Friday, July 12, 2013

Review of Suzanne Rindell's The Other Typist

Today we welcome a guest writer, Rich Stoehr, father to three beautiful daughters, avid reader, occasional reviewer, and newly-minted employee of  Rich is here to review The Other Typist, by Suzanne Rindell, published on May 7 by Amy Einhorn Books/Putnam. This is one of the books we suggested a couple of weeks ago as a summer read, and it looks like Rich would happily urge you to carry it with you to your hammock. But before the review, a few words of introduction from Rich.

I'm honest, and I'm rarely afraid to speak my mind. I'm generous with my praise and I try to be constructive in my criticism. And I do love to entertain. Today, I'm happy to be alive, happy to be busy, happy to be doing what I love with people who I love to be around. In an ocean of experience, and in the words of John Green, I'm "grateful to be a little boat, full of water, still floating."

It was the best of times, it was the worst of times. The 1920s were a turbulent age for America, which Suzanne Rindell captures very neatly in The Other Typist.

On the surface, it's the story of Rose, a typist for a police station in New York City in 1923. Rose is, by her own description, the essence of plain, never offensive and easy to miss, dedicated to her job and to her moral center. The Other Typist is narrated by Rose herself, in the aftermath of an alluded-to event that only becomes clear near the end of the book. Enter into Rose's plain, ordered world a new typist––bright, brash, and independent Odalie. Though the two women could not be more different, they form a fast friendship.

As Rose and Odalie grow closer, we see the other side of New York in the '20s––the speakeasies and the parties and the new sensibilities. Odalie introduces Rose to the ever-deepening world underneath the rigidly-ordered world Rose has known. And gradually, we see that Rose's tale has an odd element to it––something vague and unsettling that doesn't quite sit right. As she begins to break her own rules, both in her dedication to the truth at the police precinct and in her personal life, the cracks in her narrative subtly reveal themselves.

Rindell's craft is finely-tuned here, and only rarely does she show a little too much of her hand as the story progresses.

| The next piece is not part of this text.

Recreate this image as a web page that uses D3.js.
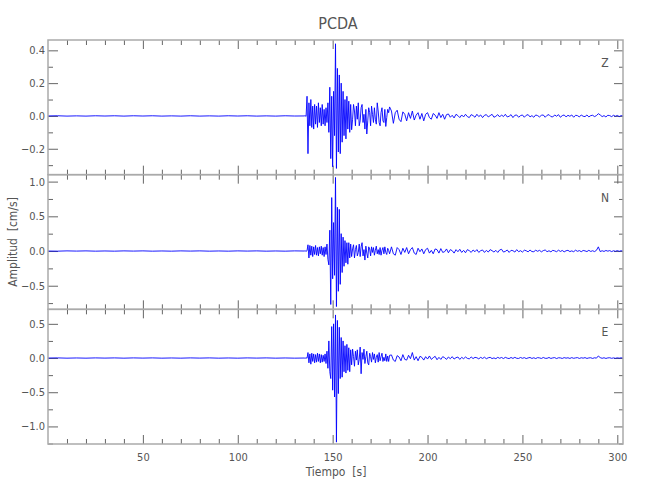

Rose's narrative voice is both plausible and enticing, hinting at things yet to come and never faltering. "The devil is in the details," Rose remarks at one point, and Rindell takes great care to get the details right here.

The story of Rose and Odalie's friendship is one of dichotomies––not only the difference between a life of rules and a life of independence, but of a nation still struggling to find its identity after a crippling war and in a new century. In Rose's struggle to find herself I saw a much deeper undercurrent of a traditional, conservative identity locking horns with the new and the exciting––tradition in conflict with possibility.

But they're not really so different, are they, Rose and Odalie? They are both products of their age, reflecting different aspects of the same era––opposing sides of the same coin. The best, and the worst of their time.

The question is, which is which? Who, in the end, is "The Other Typist"? Read it, and you just might figure it out for yourself.

Note: A version of this review may appear on Amazon and other reviewing sites under my user names there.


  1. Thanks for the great review, Rich. I've been curious about this book, and now I know I must read it.

  2. Hi Rich. I'm intrigued. Is this book Ruth Rendell-ish? Nikki

  3. Thanks Georgette! I hope you enjoy it!

    For the Anonymous question, my experience of Rendell is limited at best (Gotta do something about that!) but Suzanne Rindell's style is less formal, with more opportunities for the unexpected. Not very similar in my (again, limited) experience. I hope that's helpful.

  4. Been looking for another good read and you pique my interest. I will look this one up. Thanks.